— REQUIREMENT —
Make an exact copy, from the records below, of the lines from the line containing "Write a component" to the line containing "const yStep = 10;", both lines included, excluding pictures.

— TASK INPUT —
*-*-*

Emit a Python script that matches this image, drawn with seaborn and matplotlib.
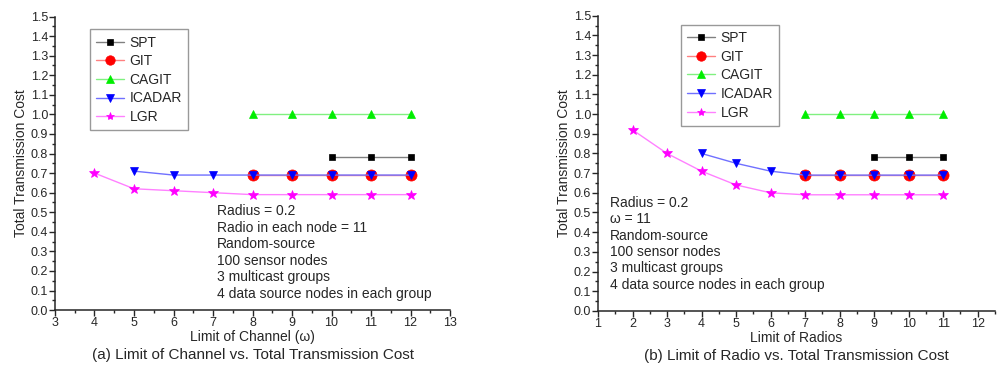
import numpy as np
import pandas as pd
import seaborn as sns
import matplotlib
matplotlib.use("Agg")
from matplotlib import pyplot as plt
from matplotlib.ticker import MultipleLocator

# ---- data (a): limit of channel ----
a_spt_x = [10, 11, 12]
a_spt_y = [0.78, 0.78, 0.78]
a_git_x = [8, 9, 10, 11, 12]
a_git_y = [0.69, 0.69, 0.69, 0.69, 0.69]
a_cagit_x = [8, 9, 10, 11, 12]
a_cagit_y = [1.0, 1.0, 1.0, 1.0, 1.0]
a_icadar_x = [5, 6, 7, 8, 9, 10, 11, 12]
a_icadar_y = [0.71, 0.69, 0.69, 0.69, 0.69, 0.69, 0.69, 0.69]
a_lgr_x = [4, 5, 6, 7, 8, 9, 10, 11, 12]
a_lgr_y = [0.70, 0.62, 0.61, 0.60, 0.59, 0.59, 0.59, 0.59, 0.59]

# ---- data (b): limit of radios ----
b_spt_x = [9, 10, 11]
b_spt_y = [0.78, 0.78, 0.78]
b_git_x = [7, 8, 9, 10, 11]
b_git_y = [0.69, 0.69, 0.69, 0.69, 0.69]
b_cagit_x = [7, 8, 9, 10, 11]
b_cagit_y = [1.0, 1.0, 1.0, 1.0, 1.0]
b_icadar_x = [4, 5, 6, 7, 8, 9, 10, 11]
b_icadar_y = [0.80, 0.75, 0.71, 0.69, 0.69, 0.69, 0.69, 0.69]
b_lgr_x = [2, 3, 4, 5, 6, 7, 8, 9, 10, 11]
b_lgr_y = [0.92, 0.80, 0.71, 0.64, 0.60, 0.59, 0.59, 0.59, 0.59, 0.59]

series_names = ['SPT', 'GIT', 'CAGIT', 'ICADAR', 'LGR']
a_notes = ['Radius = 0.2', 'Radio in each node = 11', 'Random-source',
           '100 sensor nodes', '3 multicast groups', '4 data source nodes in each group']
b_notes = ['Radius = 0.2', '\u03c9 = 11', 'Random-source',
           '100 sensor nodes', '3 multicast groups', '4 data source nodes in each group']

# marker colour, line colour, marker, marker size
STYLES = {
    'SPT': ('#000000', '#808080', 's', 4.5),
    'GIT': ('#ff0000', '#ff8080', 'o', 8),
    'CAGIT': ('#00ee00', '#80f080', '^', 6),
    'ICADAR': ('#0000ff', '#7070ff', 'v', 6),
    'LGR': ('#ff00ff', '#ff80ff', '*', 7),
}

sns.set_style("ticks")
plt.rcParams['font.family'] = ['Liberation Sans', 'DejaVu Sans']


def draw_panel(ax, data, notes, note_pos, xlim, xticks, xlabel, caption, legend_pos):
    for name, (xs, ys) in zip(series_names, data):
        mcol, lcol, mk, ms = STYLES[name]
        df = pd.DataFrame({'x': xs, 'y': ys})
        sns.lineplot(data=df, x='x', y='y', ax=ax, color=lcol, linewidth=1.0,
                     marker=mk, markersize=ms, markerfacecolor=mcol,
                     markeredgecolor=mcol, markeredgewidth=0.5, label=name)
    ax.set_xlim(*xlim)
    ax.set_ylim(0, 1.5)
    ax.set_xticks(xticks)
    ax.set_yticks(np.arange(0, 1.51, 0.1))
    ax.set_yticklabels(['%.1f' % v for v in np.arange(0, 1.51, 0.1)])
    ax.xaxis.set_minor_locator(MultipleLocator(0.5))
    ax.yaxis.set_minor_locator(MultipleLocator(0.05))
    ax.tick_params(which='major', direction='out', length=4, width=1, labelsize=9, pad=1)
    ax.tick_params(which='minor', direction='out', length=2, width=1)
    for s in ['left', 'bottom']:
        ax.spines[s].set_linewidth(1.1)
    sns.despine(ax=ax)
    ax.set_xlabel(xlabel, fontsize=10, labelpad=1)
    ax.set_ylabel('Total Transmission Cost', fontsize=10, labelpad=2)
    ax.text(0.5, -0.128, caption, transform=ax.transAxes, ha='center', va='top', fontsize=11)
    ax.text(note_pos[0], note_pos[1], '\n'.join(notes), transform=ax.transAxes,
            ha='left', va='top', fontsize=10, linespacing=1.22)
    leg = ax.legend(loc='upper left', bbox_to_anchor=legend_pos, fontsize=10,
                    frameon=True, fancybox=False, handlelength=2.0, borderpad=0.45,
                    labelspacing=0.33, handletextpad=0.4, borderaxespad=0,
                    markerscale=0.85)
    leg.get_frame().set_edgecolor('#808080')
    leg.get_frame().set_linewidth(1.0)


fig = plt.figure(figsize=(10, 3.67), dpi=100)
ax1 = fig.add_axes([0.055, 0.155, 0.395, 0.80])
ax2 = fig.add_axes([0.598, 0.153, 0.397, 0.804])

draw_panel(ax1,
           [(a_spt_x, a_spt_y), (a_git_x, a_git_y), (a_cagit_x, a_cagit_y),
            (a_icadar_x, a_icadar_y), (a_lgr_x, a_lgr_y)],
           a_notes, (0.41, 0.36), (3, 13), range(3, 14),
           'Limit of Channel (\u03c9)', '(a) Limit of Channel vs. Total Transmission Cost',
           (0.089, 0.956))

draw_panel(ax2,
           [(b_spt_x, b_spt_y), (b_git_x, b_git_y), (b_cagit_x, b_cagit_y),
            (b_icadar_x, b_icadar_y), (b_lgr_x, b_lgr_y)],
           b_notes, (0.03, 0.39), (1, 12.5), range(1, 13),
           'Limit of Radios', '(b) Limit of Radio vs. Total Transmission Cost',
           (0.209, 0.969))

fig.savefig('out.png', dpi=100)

*-*-*

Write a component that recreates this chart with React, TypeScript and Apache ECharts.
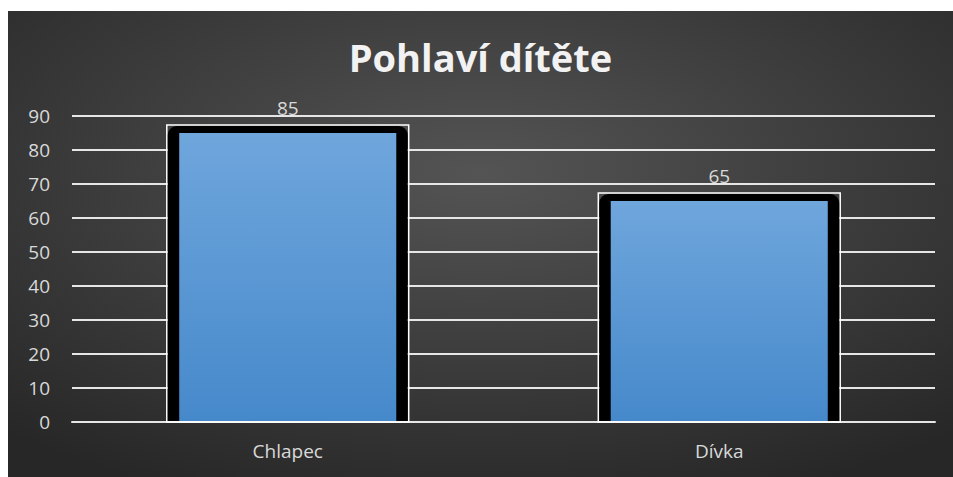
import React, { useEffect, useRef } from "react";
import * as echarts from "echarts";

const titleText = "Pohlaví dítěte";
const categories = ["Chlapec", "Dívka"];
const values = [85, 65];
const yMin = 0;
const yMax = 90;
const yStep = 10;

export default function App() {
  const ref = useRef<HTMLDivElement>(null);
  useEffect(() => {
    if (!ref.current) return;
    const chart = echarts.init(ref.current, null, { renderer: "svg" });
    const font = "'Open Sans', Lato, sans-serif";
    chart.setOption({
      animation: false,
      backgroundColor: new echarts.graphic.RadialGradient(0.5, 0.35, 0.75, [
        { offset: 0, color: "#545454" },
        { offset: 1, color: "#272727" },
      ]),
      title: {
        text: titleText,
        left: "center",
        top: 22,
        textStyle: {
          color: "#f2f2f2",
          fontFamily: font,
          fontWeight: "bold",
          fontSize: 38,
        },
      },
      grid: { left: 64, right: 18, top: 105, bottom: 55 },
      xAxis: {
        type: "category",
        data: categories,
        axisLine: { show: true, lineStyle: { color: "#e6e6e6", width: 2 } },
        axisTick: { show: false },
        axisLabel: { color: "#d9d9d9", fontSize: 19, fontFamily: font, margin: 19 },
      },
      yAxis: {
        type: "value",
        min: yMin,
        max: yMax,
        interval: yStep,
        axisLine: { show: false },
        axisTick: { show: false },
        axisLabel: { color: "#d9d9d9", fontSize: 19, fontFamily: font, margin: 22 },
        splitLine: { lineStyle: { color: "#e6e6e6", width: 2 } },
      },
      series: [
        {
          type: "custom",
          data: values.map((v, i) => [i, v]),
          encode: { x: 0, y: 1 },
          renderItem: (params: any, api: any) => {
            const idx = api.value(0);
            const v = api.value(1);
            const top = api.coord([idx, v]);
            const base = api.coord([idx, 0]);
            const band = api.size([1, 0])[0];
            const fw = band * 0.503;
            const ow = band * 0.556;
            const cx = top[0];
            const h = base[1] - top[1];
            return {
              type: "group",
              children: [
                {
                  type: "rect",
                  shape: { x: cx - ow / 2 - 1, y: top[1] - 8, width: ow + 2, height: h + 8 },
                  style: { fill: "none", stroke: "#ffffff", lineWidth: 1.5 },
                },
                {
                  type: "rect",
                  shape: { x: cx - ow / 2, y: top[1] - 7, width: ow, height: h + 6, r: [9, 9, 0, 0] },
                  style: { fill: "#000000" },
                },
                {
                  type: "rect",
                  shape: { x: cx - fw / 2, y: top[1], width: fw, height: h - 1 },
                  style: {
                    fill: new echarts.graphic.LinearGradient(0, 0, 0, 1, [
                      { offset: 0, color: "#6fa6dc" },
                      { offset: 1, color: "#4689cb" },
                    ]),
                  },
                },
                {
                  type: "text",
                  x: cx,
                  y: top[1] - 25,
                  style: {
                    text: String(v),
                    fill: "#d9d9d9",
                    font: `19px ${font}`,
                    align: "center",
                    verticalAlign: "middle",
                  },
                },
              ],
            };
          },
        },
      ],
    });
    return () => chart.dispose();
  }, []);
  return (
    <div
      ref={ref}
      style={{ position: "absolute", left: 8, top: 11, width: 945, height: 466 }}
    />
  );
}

*-*-*

— FINAL RESULT —
Write a component that recreates this chart with React, TypeScript and Apache ECharts.
import React, { useEffect, useRef } from "react";
import * as echarts from "echarts";

const titleText = "Pohlaví dítěte";
const categories = ["Chlapec", "Dívka"];
const values = [85, 65];
const yMin = 0;
const yMax = 90;
const yStep = 10;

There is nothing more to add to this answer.